Saturday, February 18, 2012

AN EXERCISE IN FUTILITY?

Coconut Grove, Miami, FL 25º43.533N | 80º84.321W

[two hearts]

It seems my Valentine's message struck a bit of a chord. Several readers have reported actually buying the book, and I suspect that indicates we have even more silent partners.

So, in the spirit of being in this relationship thing together, I'm going to post occasionally about the process and our progress.

First, I'd like to remind you that relationships are like houses. You can't just move in, turn on the TV and sit on the couch. Okay, you can do that sometimes, and most of us do it for the first several years, but then, the paint starts to chip, the roof begins leaking, and the grass grows up past the windows choking out all the light. You get the idea. Relationships, like houses, need maintenance, good old hard work.

Sure, you could just move to another house (the equivalent of finding a new relationship), but if you don't learn the lessons in the first house, the whole process will repeat in the next house. See, the problem is not the house. It's you. And me. So, let's get to work.
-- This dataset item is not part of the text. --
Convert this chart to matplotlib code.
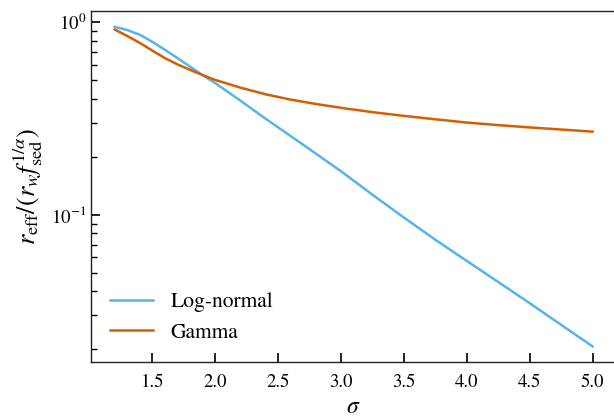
import numpy as np
import matplotlib
matplotlib.use('Agg')
import matplotlib.pyplot as plt

# values (sigma vs normalised effective radius)
sigma_lognorm = [1.2, 1.3, 1.4, 1.5, 1.6, 1.7, 1.8, 1.9, 2.0, 2.2, 2.4, 2.6, 2.8,
                 3.0, 3.25, 3.5, 3.75, 4.0, 4.25, 4.5, 4.75, 5.0]
reff_lognorm = [0.946, 0.910, 0.860, 0.790, 0.718, 0.650, 0.587, 0.530, 0.482,
                0.391, 0.315, 0.256, 0.2075, 0.168, 0.127, 0.0966, 0.0741,
                0.0575, 0.0447, 0.0347, 0.0268, 0.0207]

sigma_gamma = [1.2, 1.3, 1.4, 1.5, 1.6, 1.7, 1.8, 1.9, 2.0, 2.2, 2.4, 2.6, 2.8,
               3.0, 3.25, 3.5, 3.75, 4.0, 4.25, 4.5, 4.75, 5.0]
reff_gamma = [0.916, 0.847, 0.780, 0.711, 0.650, 0.603, 0.565, 0.531, 0.501,
              0.457, 0.422, 0.396, 0.376, 0.359, 0.341, 0.326, 0.313, 0.301,
              0.292, 0.284, 0.277, 0.270]

plt.rcParams['font.family'] = 'serif'
plt.rcParams['font.serif'] = ['STIXGeneral', 'DejaVu Serif']
plt.rcParams['mathtext.fontset'] = 'stix'

fig = plt.figure(figsize=(6.14, 4.17), dpi=100)
ax = fig.add_axes([0.148, 0.131, 0.856, 0.843])

ax.plot(sigma_lognorm, reff_lognorm, color='#56B4E9', lw=1.8, label='Log-normal')
ax.plot(sigma_gamma, reff_gamma, color='#D55E00', lw=1.8, label='Gamma')
ax.set_yscale('log')

ax.set_xticks([1.5, 2.0, 2.5, 3.0, 3.5, 4.0, 4.5, 5.0])
ax.tick_params(which='major', direction='in', length=6.5, width=1.2, labelsize=13.5)
ax.tick_params(which='minor', direction='in', length=4.2, width=1.0)
ax.tick_params(axis='x', which='major', pad=8)
for s in ax.spines.values():
    s.set_linewidth(1.0)
    s.set_color('#222222')

ax.set_xlabel(r'$\sigma$', fontsize=17, labelpad=4)
ax.set_ylabel(r'$r_{\rm eff}/(r_w f_{\rm sed}^{1/\alpha})$', fontsize=19, labelpad=4)

ax.legend(loc='lower left', frameon=False, fontsize=15.5, handlelength=2.0,
          handletextpad=0.8, borderaxespad=0.5)

fig.savefig('out.png', dpi=100)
The first exercise in the book (Getting the Love You Want) is called Your Relationship Vision, which is a list of statements, true or false, about your perfect house, um, I mean relationship -- imagining you've already done the work.

Each of you makes a list of statements, such as, 'we solve our differences peacefully and respectfully, etc,' then you combine the two lists using only the ones you both agree on.

Easy? Well, we had a terrible row about it. We couldn't even agree on what the exercise meant. A classic power struggle lasting two entire days.

We toughed our way through (we had to do the entire exercise twice, once for each interpretation of how to do it) and came up with one list I now call "How Awesome We Are."

The book then suggests you read the list at least once a week to remind yourself how awesome you are, the concept being that as you meditate on what you both want, it becomes imbedded in your subconscious. In a practical sense, it is a pleasant focus on what's positive rather than on the negative.

When we first made our list, I felt like it was mostly fiction. At least half of the statements seemed fanciful if not impossible. But, you know what? As the weeks have passed, and we've plowed through the exercises, more and more of those awesome statements ring absolutely true.

It's remarkable and infinitely hopeful.